The primary goal of the exercise was to explore the potential benefits of deposit tokenization in providing a real-time 24/7 platform for fund transfers between corporate accounts within HSBC. For the test, HSBC connected to Ant Group’s proprietary blockchain, which is also supported by its various banking partners.
The involvement of Ant Group’s banking partners significantly enhanced many elements of the treasury fund transfer process, such as turnaround time, cost efficiency and transparency. HSBC’s Global Payment Solutions head of emerging payments Vincent Lau stressed the bank’s commitment to this and other blockchain initiatives.
“It will pave the way for future research on how blockchain and tokenization can drive efficiencies and foster innovations in corporate treasury management.”
Coincidentally, the HSBC trial was reported at the same time as officials announced imminent policy updates from the Hong Kong Securities and Futures Commission (SFC) specifically covering tokenized assets.

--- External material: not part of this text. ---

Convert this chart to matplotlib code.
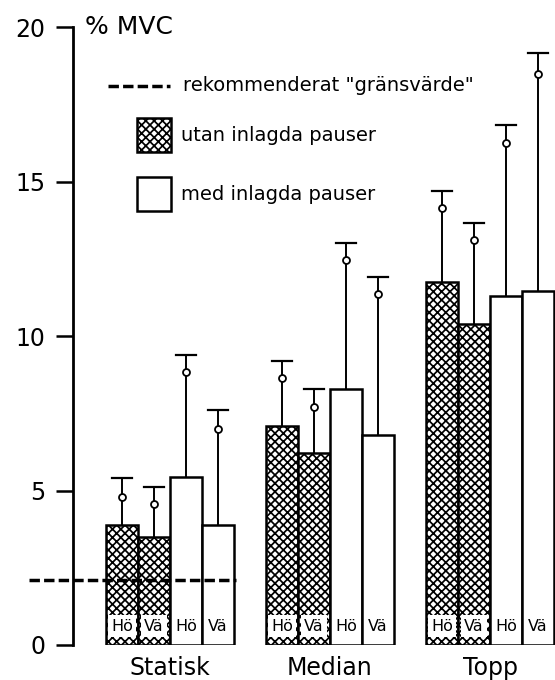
import matplotlib.pyplot as plt
import numpy as np

plt.rcParams['font.family'] = ['DejaVu Sans']
plt.rcParams['hatch.linewidth'] = 1.25

groups = ['Statisk', 'Median', 'Topp']
sides = ['Hö', 'Vä', 'Hö', 'Vä']

# utan inlagda pauser (Hö, Vä), med inlagda pauser (Hö, Vä)
utan = [[3.9, 3.5], [7.1, 6.2], [11.75, 10.4]]
med = [[5.45, 3.9], [8.3, 6.8], [11.3, 11.45]]
utan_top = [[5.4, 5.1], [9.2, 8.3], [14.7, 13.65]]
med_top = [[9.4, 7.6], [13.0, 11.9], [16.85, 19.15]]
utan_mark = [[4.8, 4.55], [8.65, 7.7], [14.15, 13.1]]
med_mark = [[8.85, 7.0], [12.45, 11.35], [16.25, 18.5]]
grans = 2.1

fig = plt.figure(figsize=(5.55, 6.8), dpi=100)
ax = fig.add_axes([0.1315, 0.0515, 0.8685, 0.9085])

w = 0.2
offs = [-0.3, -0.1, 0.1, 0.3]
for g in range(3):
    heights = utan[g] + med[g]
    tops = utan_top[g] + med_top[g]
    marks = utan_mark[g] + med_mark[g]
    for i in range(4):
        x = g + offs[i]
        hatched = i < 2
        ax.bar(x, heights[i], width=w, facecolor='white', edgecolor='black',
               linewidth=1.8, hatch='xxxx' if hatched else None, zorder=2)
        ax.plot([x, x], [heights[i], tops[i]], color='black', lw=1.4, zorder=3)
        ax.plot([x - 0.065, x + 0.065], [tops[i], tops[i]], color='black', lw=1.6, zorder=3)
        ax.plot(x, marks[i], 'o', ms=5, mfc='white', mec='black', mew=1.3, zorder=4)
        bb = dict(facecolor='white', edgecolor='none', pad=2.5) if hatched else None
        ax.text(x, 0.6, sides[i], ha='center', va='center', fontsize=11.5,
                bbox=bb, zorder=5)

# rekommenderat gränsvärde
ax.plot([-0.88, 0.41], [grans, grans], color='black', lw=2.5, ls=(0, (3, 1.2)),
        clip_on=False, zorder=6)

# legend
ax.plot([-0.39, -0.0], [18.1, 18.1], color='black', lw=2.5, ls=(0, (3, 1.2)),
        clip_on=False)
ax.text(0.08, 18.1, 'rekommenderat "gränsvärde"', fontsize=14, va='center')
ax.bar(-0.1, 1.1, width=0.21, bottom=15.95, facecolor='white', edgecolor='black',
       linewidth=1.8, hatch='xxxx')
ax.text(0.07, 16.5, 'utan inlagda pauser', fontsize=14, va='center')
ax.bar(-0.1, 1.1, width=0.21, bottom=14.05, facecolor='white', edgecolor='black',
       linewidth=1.8)
ax.text(0.07, 14.6, 'med inlagda pauser', fontsize=14, va='center')

ax.text(-0.53, 20, '% MVC', fontsize=18, va='center')

ax.set_xlim(-0.606, 2.406)
ax.set_ylim(0, 20)
ax.set_yticks([0, 5, 10, 15, 20])
ax.set_xticks(range(3))
ax.set_xticklabels(groups, fontsize=17)
ax.tick_params(axis='x', length=0, pad=8)
ax.tick_params(axis='y', length=12, width=1.8, labelsize=17, pad=8)
for s in ['top', 'right', 'bottom']:
    ax.spines[s].set_visible(False)
ax.spines['left'].set_linewidth(2)

fig.savefig('out.png', dpi=100)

At Hong Kong Fintech week on Wednesday, Secretary for Financial Services and the Treasury, Christopher Hui, addressed concerns that Hong Kong authorities had lost some of their enthusiasm for Web3 following the SFC investigation and crackdown on the JPEX crypto exchange.
“We have been asked many times whether JPEX will affect our determination to grow the web3 market. The answer is a clear no.”
Hui backed this up by citing the upcoming SFC tokenization circular, along with a new HKMA consultation on regulations for stablecoin issuers, and an SFC focus on how to cover trades occurring outside of exchanges.
Sure enough, the very next day, the SFC published not one but two of the promised circulars regarding tokenized securities. These suggested that such products should generally follow the same rules as the underlying securities they represent, while addressing any new risks inherent in tokenization.
These might include risks regarding how ownership is recorded and transferred, and specific risks related to the technology, such as forking, outages and cybersecurity. The overall tone of the documents was, however, broadly positive.
“The SFC is supportive of intermediaries taking the initiative to tokenise traditional securities and believes the industry has made encouraging progress so far in coming up with scalable and interoperable tokenisation solutions.”
It marks a far cry from the attitude of the SFC’s equivalent commission in the U.S., but then, Hong Kong has long expressed a desire to become a crypto hub, which, if the actions of its regulators are anything to go by, the United States definitely doesn't want.